··· Supplied material
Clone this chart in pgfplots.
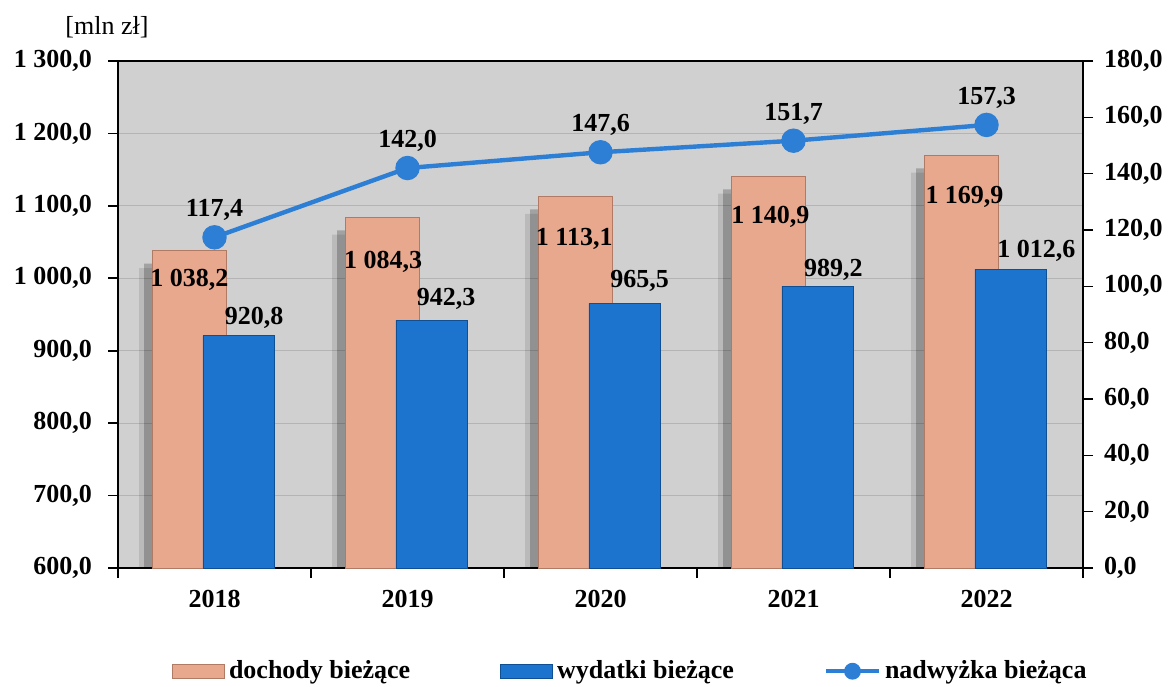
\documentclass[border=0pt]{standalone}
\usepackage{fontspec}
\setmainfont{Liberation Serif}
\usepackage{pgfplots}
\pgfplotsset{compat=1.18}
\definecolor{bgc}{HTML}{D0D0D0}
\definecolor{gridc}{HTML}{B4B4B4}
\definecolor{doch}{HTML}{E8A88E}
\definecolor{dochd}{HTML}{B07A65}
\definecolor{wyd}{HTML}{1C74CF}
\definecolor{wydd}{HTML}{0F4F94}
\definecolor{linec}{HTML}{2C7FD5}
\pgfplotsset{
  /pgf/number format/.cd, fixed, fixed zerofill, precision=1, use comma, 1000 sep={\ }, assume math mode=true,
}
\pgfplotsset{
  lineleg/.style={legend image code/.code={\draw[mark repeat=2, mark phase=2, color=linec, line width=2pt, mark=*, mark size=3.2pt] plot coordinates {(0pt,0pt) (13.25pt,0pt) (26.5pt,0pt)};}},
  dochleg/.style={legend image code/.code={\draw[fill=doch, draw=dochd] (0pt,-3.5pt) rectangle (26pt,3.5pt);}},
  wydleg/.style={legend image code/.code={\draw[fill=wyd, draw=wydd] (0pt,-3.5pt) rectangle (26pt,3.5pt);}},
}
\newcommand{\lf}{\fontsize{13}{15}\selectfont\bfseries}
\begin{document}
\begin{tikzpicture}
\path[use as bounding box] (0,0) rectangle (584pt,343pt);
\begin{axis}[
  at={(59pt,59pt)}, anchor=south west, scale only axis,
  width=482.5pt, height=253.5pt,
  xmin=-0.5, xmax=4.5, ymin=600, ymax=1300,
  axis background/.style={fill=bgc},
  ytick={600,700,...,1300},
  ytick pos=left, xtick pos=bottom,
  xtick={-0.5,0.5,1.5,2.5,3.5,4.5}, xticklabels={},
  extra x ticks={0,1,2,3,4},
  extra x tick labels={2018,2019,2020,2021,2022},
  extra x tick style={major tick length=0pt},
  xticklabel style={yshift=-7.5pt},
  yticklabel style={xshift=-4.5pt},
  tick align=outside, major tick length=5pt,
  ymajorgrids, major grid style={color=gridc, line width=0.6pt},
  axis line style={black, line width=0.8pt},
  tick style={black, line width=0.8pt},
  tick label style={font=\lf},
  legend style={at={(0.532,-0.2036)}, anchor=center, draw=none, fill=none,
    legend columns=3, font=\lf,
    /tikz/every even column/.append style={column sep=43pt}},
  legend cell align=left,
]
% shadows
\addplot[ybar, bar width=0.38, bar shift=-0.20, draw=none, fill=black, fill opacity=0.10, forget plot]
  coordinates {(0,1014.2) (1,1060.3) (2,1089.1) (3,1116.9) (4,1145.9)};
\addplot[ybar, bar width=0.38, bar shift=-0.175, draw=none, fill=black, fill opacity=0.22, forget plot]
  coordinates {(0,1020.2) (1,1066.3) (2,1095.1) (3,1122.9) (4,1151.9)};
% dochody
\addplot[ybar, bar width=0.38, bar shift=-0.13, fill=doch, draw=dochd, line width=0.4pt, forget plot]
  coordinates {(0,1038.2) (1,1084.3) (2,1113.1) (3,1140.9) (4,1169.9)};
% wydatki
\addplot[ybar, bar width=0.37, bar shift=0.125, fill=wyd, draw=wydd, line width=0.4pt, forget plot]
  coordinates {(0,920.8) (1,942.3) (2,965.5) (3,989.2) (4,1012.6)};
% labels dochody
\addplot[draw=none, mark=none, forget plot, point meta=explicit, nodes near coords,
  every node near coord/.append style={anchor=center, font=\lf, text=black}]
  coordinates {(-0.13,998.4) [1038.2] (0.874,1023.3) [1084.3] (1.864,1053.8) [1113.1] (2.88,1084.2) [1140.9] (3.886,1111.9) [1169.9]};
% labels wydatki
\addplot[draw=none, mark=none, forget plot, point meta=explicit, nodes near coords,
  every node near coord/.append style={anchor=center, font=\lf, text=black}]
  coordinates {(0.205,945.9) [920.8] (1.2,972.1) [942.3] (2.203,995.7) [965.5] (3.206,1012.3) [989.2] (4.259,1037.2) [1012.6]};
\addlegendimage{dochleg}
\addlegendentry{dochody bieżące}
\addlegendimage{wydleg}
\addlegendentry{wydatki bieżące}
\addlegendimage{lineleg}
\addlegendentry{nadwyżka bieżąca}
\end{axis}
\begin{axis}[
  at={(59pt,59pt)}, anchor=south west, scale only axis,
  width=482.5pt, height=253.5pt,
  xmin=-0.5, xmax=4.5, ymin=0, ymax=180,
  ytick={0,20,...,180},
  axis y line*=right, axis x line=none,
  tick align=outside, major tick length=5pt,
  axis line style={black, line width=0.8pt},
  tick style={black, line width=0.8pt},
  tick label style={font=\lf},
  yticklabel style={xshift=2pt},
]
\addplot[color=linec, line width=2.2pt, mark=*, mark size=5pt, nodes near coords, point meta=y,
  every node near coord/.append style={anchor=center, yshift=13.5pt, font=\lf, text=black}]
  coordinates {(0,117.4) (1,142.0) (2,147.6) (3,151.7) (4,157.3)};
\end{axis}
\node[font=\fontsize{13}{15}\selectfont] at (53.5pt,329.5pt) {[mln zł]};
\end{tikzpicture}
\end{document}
······
| Problem requirements |
All the material shown above is to be copied exactly, with no pictures carried over.

| Worked solution |
Clone this chart in pgfplots.
\documentclass[border=0pt]{standalone}
\usepackage{fontspec}
\setmainfont{Liberation Serif}
\usepackage{pgfplots}
\pgfplotsset{compat=1.18}
\definecolor{bgc}{HTML}{D0D0D0}
\definecolor{gridc}{HTML}{B4B4B4}
\definecolor{doch}{HTML}{E8A88E}
\definecolor{dochd}{HTML}{B07A65}
\definecolor{wyd}{HTML}{1C74CF}
\definecolor{wydd}{HTML}{0F4F94}
\definecolor{linec}{HTML}{2C7FD5}
\pgfplotsset{
  /pgf/number format/.cd, fixed, fixed zerofill, precision=1, use comma, 1000 sep={\ }, assume math mode=true,
}
\pgfplotsset{
  lineleg/.style={legend image code/.code={\draw[mark repeat=2, mark phase=2, color=linec, line width=2pt, mark=*, mark size=3.2pt] plot coordinates {(0pt,0pt) (13.25pt,0pt) (26.5pt,0pt)};}},
  dochleg/.style={legend image code/.code={\draw[fill=doch, draw=dochd] (0pt,-3.5pt) rectangle (26pt,3.5pt);}},
  wydleg/.style={legend image code/.code={\draw[fill=wyd, draw=wydd] (0pt,-3.5pt) rectangle (26pt,3.5pt);}},
}
\newcommand{\lf}{\fontsize{13}{15}\selectfont\bfseries}
\begin{document}
\begin{tikzpicture}
\path[use as bounding box] (0,0) rectangle (584pt,343pt);
\begin{axis}[
  at={(59pt,59pt)}, anchor=south west, scale only axis,
  width=482.5pt, height=253.5pt,
  xmin=-0.5, xmax=4.5, ymin=600, ymax=1300,
  axis background/.style={fill=bgc},
  ytick={600,700,...,1300},
  ytick pos=left, xtick pos=bottom,
  xtick={-0.5,0.5,1.5,2.5,3.5,4.5}, xticklabels={},
  extra x ticks={0,1,2,3,4},
  extra x tick labels={2018,2019,2020,2021,2022},
  extra x tick style={major tick length=0pt},
  xticklabel style={yshift=-7.5pt},
  yticklabel style={xshift=-4.5pt},
  tick align=outside, major tick length=5pt,
  ymajorgrids, major grid style={color=gridc, line width=0.6pt},
  axis line style={black, line width=0.8pt},
  tick style={black, line width=0.8pt},
  tick label style={font=\lf},
  legend style={at={(0.532,-0.2036)}, anchor=center, draw=none, fill=none,
    legend columns=3, font=\lf,
    /tikz/every even column/.append style={column sep=43pt}},
  legend cell align=left,
]
% shadows
\addplot[ybar, bar width=0.38, bar shift=-0.20, draw=none, fill=black, fill opacity=0.10, forget plot]
  coordinates {(0,1014.2) (1,1060.3) (2,1089.1) (3,1116.9) (4,1145.9)};
\addplot[ybar, bar width=0.38, bar shift=-0.175, draw=none, fill=black, fill opacity=0.22, forget plot]
  coordinates {(0,1020.2) (1,1066.3) (2,1095.1) (3,1122.9) (4,1151.9)};
% dochody
\addplot[ybar, bar width=0.38, bar shift=-0.13, fill=doch, draw=dochd, line width=0.4pt, forget plot]
  coordinates {(0,1038.2) (1,1084.3) (2,1113.1) (3,1140.9) (4,1169.9)};
% wydatki
\addplot[ybar, bar width=0.37, bar shift=0.125, fill=wyd, draw=wydd, line width=0.4pt, forget plot]
  coordinates {(0,920.8) (1,942.3) (2,965.5) (3,989.2) (4,1012.6)};
% labels dochody
\addplot[draw=none, mark=none, forget plot, point meta=explicit, nodes near coords,
  every node near coord/.append style={anchor=center, font=\lf, text=black}]
  coordinates {(-0.13,998.4) [1038.2] (0.874,1023.3) [1084.3] (1.864,1053.8) [1113.1] (2.88,1084.2) [1140.9] (3.886,1111.9) [1169.9]};
% labels wydatki
\addplot[draw=none, mark=none, forget plot, point meta=explicit, nodes near coords,
  every node near coord/.append style={anchor=center, font=\lf, text=black}]
  coordinates {(0.205,945.9) [920.8] (1.2,972.1) [942.3] (2.203,995.7) [965.5] (3.206,1012.3) [989.2] (4.259,1037.2) [1012.6]};
\addlegendimage{dochleg}
\addlegendentry{dochody bieżące}
\addlegendimage{wydleg}
\addlegendentry{wydatki bieżące}
\addlegendimage{lineleg}
\addlegendentry{nadwyżka bieżąca}
\end{axis}
\begin{axis}[
  at={(59pt,59pt)}, anchor=south west, scale only axis,
  width=482.5pt, height=253.5pt,
  xmin=-0.5, xmax=4.5, ymin=0, ymax=180,
  ytick={0,20,...,180},
  axis y line*=right, axis x line=none,
  tick align=outside, major tick length=5pt,
  axis line style={black, line width=0.8pt},
  tick style={black, line width=0.8pt},
  tick label style={font=\lf},
  yticklabel style={xshift=2pt},
]
\addplot[color=linec, line width=2.2pt, mark=*, mark size=5pt, nodes near coords, point meta=y,
  every node near coord/.append style={anchor=center, yshift=13.5pt, font=\lf, text=black}]
  coordinates {(0,117.4) (1,142.0) (2,147.6) (3,151.7) (4,157.3)};
\end{axis}
\node[font=\fontsize{13}{15}\selectfont] at (53.5pt,329.5pt) {[mln zł]};
\end{tikzpicture}
\end{document}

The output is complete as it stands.